> Source excerpt:
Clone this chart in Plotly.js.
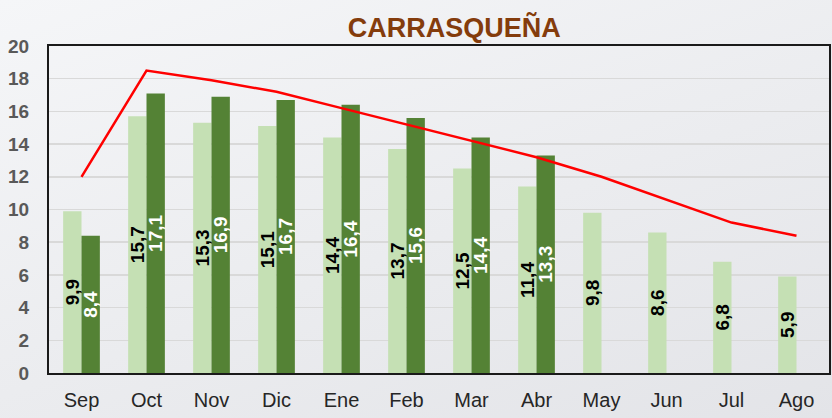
<!DOCTYPE html>
<html>
<head>
<meta charset="utf-8">
<script src="https://cdn.plot.ly/plotly-3.0.1.min.js"></script>
<style>
html,body{margin:0;padding:0;}
body{width:832px;height:418px;background:linear-gradient(160deg,#f5f6f8 0%,#ebecef 55%,#e3e4e8 100%);}
#chart{width:832px;height:418px;}
</style>
</head>
<body>
<div id="chart"></div>
<script>
const months = ["Sep","Oct","Nov","Dic","Ene","Feb","Mar","Abr","May","Jun","Jul","Ago"];
const seriesLight = [9.9,15.7,15.3,15.1,14.4,13.7,12.5,11.4,9.8,8.6,6.8,5.9];
const seriesDark = [8.4,17.1,16.9,16.7,16.4,15.6,14.4,13.3];
const seriesLine = [12.0,18.5,17.9,17.2,16.2,15.2,14.2,13.2,12.0,10.6,9.2,8.4];
const yTicks = [0,2,4,6,8,10,12,14,16,18,20];

const fmt = v => v.toFixed(1).replace('.', ',');
const FONT = '"Liberation Sans", Arial, sans-serif';

const traces = [
  {
    type:'bar', x: months, y: seriesLight,
    marker:{color:'#c5e0b4'},
    text: seriesLight.map(fmt), textposition:'inside', insidetextanchor:'middle',
    textangle:-90, constraintext:'none', cliponaxis:false,
    textfont:{family:FONT, size:19, color:'#000000', weight:'bold'},
    hoverinfo:'skip'
  },
  {
    type:'bar', x: months.slice(0, seriesDark.length), y: seriesDark,
    marker:{color:'#548235'},
    text: seriesDark.map(fmt), textposition:'inside', insidetextanchor:'middle',
    textangle:-90, constraintext:'none', cliponaxis:false,
    textfont:{family:FONT, size:19, color:'#ffffff', weight:'bold'},
    hoverinfo:'skip'
  },
  {
    type:'scatter', mode:'lines', x: months, y: seriesLine,
    line:{color:'#ff0000', width:2.5},
    hoverinfo:'skip'
  }
];

const layout = {
  width:832, height:418,
  margin:{l:49, r:3, t:46, b:45},
  paper_bgcolor:'rgba(0,0,0,0)',
  plot_bgcolor:'rgba(0,0,0,0)',
  showlegend:false,
  barmode:'group',
  bargap:0.435,
  bargroupgap:0,
  title:{
    text:'CARRASQUEÑA',
    font:{family:FONT, size:27, color:'#843c0c', weight:'bold'},
    x:0.546, xanchor:'center', y:0.935, yanchor:'middle', xref:'container', yref:'container'
  },
  xaxis:{
    type:'category', categoryorder:'array', categoryarray: months,
    showgrid:false, zeroline:false,
    showline:true, linecolor:'#1a1a1a', linewidth:2, mirror:true,
    ticks:'', ticklabelstandoff:8,
    tickfont:{family:FONT, size:20, color:'#262626'}
  },
  yaxis:{
    range:[0,20], tickvals:yTicks, ticktext:yTicks.map(String),
    showgrid:true, gridcolor:'#d9d9d9', gridwidth:1.5,
    zeroline:false,
    showline:true, linecolor:'#1a1a1a', linewidth:2, mirror:true,
    ticks:'', ticklabelstandoff:14,
    tickfont:{family:FONT, size:19, color:'#595959', weight:'bold'}
  }
};

Plotly.newPlot('chart', traces, layout, {staticPlot:true, displayModeBar:false});
</script>
</body>
</html>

> The problem:
Your copy of the data should match it exactly, except that pictures are left out.

> Finished task:
Clone this chart in Plotly.js.
<!DOCTYPE html>
<html>
<head>
<meta charset="utf-8">
<script src="https://cdn.plot.ly/plotly-3.0.1.min.js"></script>
<style>
html,body{margin:0;padding:0;}
body{width:832px;height:418px;background:linear-gradient(160deg,#f5f6f8 0%,#ebecef 55%,#e3e4e8 100%);}
#chart{width:832px;height:418px;}
</style>
</head>
<body>
<div id="chart"></div>
<script>
const months = ["Sep","Oct","Nov","Dic","Ene","Feb","Mar","Abr","May","Jun","Jul","Ago"];
const seriesLight = [9.9,15.7,15.3,15.1,14.4,13.7,12.5,11.4,9.8,8.6,6.8,5.9];
const seriesDark = [8.4,17.1,16.9,16.7,16.4,15.6,14.4,13.3];
const seriesLine = [12.0,18.5,17.9,17.2,16.2,15.2,14.2,13.2,12.0,10.6,9.2,8.4];
const yTicks = [0,2,4,6,8,10,12,14,16,18,20];

const fmt = v => v.toFixed(1).replace('.', ',');
const FONT = '"Liberation Sans", Arial, sans-serif';

const traces = [
  {
    type:'bar', x: months, y: seriesLight,
    marker:{color:'#c5e0b4'},
    text: seriesLight.map(fmt), textposition:'inside', insidetextanchor:'middle',
    textangle:-90, constraintext:'none', cliponaxis:false,
    textfont:{family:FONT, size:19, color:'#000000', weight:'bold'},
    hoverinfo:'skip'
  },
  {
    type:'bar', x: months.slice(0, seriesDark.length), y: seriesDark,
    marker:{color:'#548235'},
    text: seriesDark.map(fmt), textposition:'inside', insidetextanchor:'middle',
    textangle:-90, constraintext:'none', cliponaxis:false,
    textfont:{family:FONT, size:19, color:'#ffffff', weight:'bold'},
    hoverinfo:'skip'
  },
  {
    type:'scatter', mode:'lines', x: months, y: seriesLine,
    line:{color:'#ff0000', width:2.5},
    hoverinfo:'skip'
  }
];

const layout = {
  width:832, height:418,
  margin:{l:49, r:3, t:46, b:45},
  paper_bgcolor:'rgba(0,0,0,0)',
  plot_bgcolor:'rgba(0,0,0,0)',
  showlegend:false,
  barmode:'group',
  bargap:0.435,
  bargroupgap:0,
  title:{
    text:'CARRASQUEÑA',
    font:{family:FONT, size:27, color:'#843c0c', weight:'bold'},
    x:0.546, xanchor:'center', y:0.935, yanchor:'middle', xref:'container', yref:'container'
  },
  xaxis:{
    type:'category', categoryorder:'array', categoryarray: months,
    showgrid:false, zeroline:false,
    showline:true, linecolor:'#1a1a1a', linewidth:2, mirror:true,
    ticks:'', ticklabelstandoff:8,
    tickfont:{family:FONT, size:20, color:'#262626'}
  },
  yaxis:{
    range:[0,20], tickvals:yTicks, ticktext:yTicks.map(String),
    showgrid:true, gridcolor:'#d9d9d9', gridwidth:1.5,
    zeroline:false,
    showline:true, linecolor:'#1a1a1a', linewidth:2, mirror:true,
    ticks:'', ticklabelstandoff:14,
    tickfont:{family:FONT, size:19, color:'#595959', weight:'bold'}
  }
};

Plotly.newPlot('chart', traces, layout, {staticPlot:true, displayModeBar:false});
</script>
</body>
</html>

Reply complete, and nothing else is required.